Es cierto que se puede comer juane cuando a uno se le antoje, cualquier día, a cualquier hora, pero los paisanos de la selva peruana saben que nada se compara al momento supremo de disfrutar de esta delicia en la fecha central de la fiesta patronal, el mismísimo 24 de junio. ¡Eso es cosa de dioses, señores!
Porque no me dejarán mentir que no es lo mismo comprarse un juane y comerlo en cualquier circunstancia, a sentir que se toca el cielo saboreando uno preparado por las santas manos de nuestra abuela o madre, en cuya preparación incluso uno participa.

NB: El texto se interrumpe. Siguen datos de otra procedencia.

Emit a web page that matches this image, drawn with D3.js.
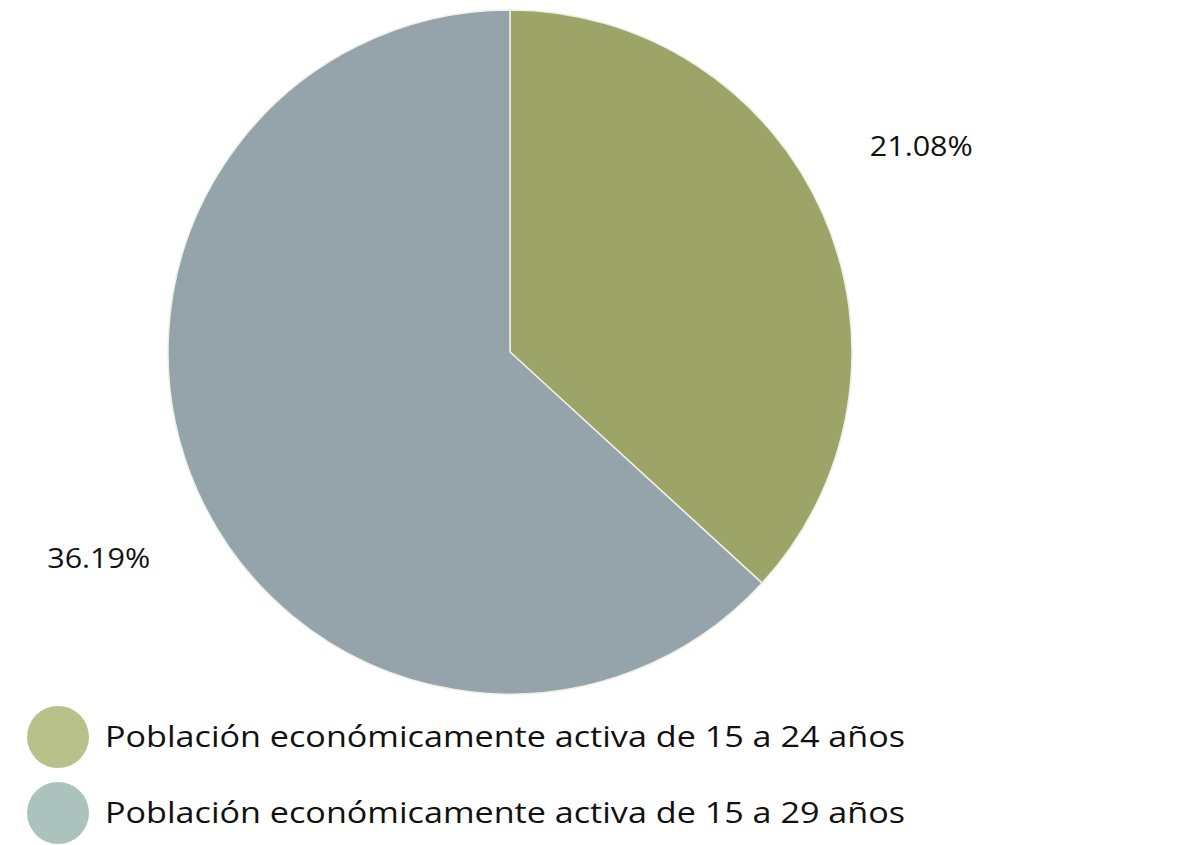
<!DOCTYPE html>
<html>
<head>
<meta charset="utf-8">
<script src="https://cdn.jsdelivr.net/npm/d3@7"></script>
<style>
  body { margin: 0; background: #fff; }
  text { font-family: "Open Sans", "Noto Sans", sans-serif; font-weight: 400; fill: #111; }
</style>
</head>
<body>
<div class="main"></div>
<script>
const categories = ["Población económicamente activa de 15 a 24 años", "Población económicamente activa de 15 a 29 años"];
const values = [21.08, 36.19];
const valueLabels = ["21.08%", "36.19%"];
const sliceColors = ["#9ca567", "#95a3aa"];
const legendColors = ["#b9c18b", "#abc2bd"];

const width = 1187, height = 845;
const cx = 510, cy = 352, radius = 342;

const svg = d3.select(".main").append("svg")
    .attr("width", width)
    .attr("height", height);

const data = categories.map((c, i) => ({ name: c, value: values[i], label: valueLabels[i], color: sliceColors[i] }));

const pie = d3.pie()
    .sort(null)
    .value(d => d.value);

const arc = d3.arc()
    .innerRadius(0)
    .outerRadius(radius);

// labels sit a bit outside the pie
const labelArc = d3.arc()
    .innerRadius(460)
    .outerRadius(460);

const g = svg.append("g")
    .attr("transform", "translate(" + cx + "," + cy + ")");

const slices = pie(data);

g.selectAll("path")
    .data(slices)
    .enter().append("path")
    .attr("d", arc)
    .attr("fill", d => d.data.color)
    .attr("stroke", "#eef0e6")
    .attr("stroke-width", 1.5);

g.selectAll("text.lbl")
    .data(slices)
    .enter().append("text")
    .attr("class", "lbl")
    .attr("transform", d => {
        // pull the label slightly back toward the top, like the original
        const a = (d.startAngle + d.endAngle) / 2 - 0.05;
        return "translate(" + (460 * Math.sin(a)) + "," + (-460 * Math.cos(a)) + ")";
    })
    .attr("text-anchor", "middle")
    .attr("dy", "0.35em")
    .style("font-size", "28px")
    .attr("textLength", 103)
    .attr("lengthAdjust", "spacingAndGlyphs")
    .text(d => d.data.label);

// legend
const legend = svg.append("g")
    .selectAll("g")
    .data(data)
    .enter().append("g")
    .attr("transform", (d, i) => "translate(58," + (737 + i * 76) + ")");

legend.append("circle")
    .attr("r", 31)
    .attr("fill", (d, i) => legendColors[i]);

legend.append("text")
    .attr("x", 47)
    .attr("dy", "0.35em")
    .style("font-size", "29px")
    .attr("textLength", 800)
    .attr("lengthAdjust", "spacingAndGlyphs")
    .text(d => d.name);
</script>
</body>
</html>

Sí, porque eso es un rito, es tradición familiar, es parte de nuestra cultura. El juane une, todos en casa participan en su elaboración. Desde los más chicos hasta los de mayor edad. Para hilachar la fibra de bombonaje con el que se le amarra, limpiar y amortiguar las hojas de bijao -si son las wira wira, mejor-, sancochar los huevos duros y batir otros más para mezclarlos luego con el arroz ya guisado, así como cocinar las presas de gallina cuya sustancia es el mejor levanta muertos del mundo. Es decir, lo que faltan son manos para la preparación, todos bajo el mando de la más experta.
El juane es comunión, es compartir, desde la cocina hasta el comedor. Incluso va más allá, a la casa de los compadres, otros familiares o vecinos queridos. Hay un intercambio de chichas y juanes, pues.
El día de San Juan, en las regiones de la selva, no hay hogar donde no se desayune, almuerce y cene, juane. A algunos les gusta fríos, a otros calientes -a mi eso me da lo mismo-. Eso sí, acompañado de su frejolito ucayalino mela mela; de su inguiri -plátano verde sancochado- o maduritos fritos; de su salsa de cocona, con su pepino picadito con cebolla y ajíes charapitas. Y claro, infaltable su chicha regional, en su punto.
Por todo esto y mucho más, su majestad el juane es el plato típico más popular de la Amazonía peruana. Y aunque esto puede provocar más de un debate entre los paisanos, yo me atrevo a afirmarlo.
Porque es inconcebible una celebración de la fiesta de San Juan sin los juanes, cuya forma redonda, precisamente, simula la cabeza del santo que bautizó a Jesús en el río Jordán.
Comerlo en plato de loza y con cubiertos, o en su propia hoja metiendo la mano, pues, no tiene punto de comparación. Toda una tradición de nuestro pueblo que no debe perderse, que debe ir de boca en boca , de generación en generación. Un sabor incomparable e insuperable, una ceremonia gastronómica digna de los paladares más exigentes.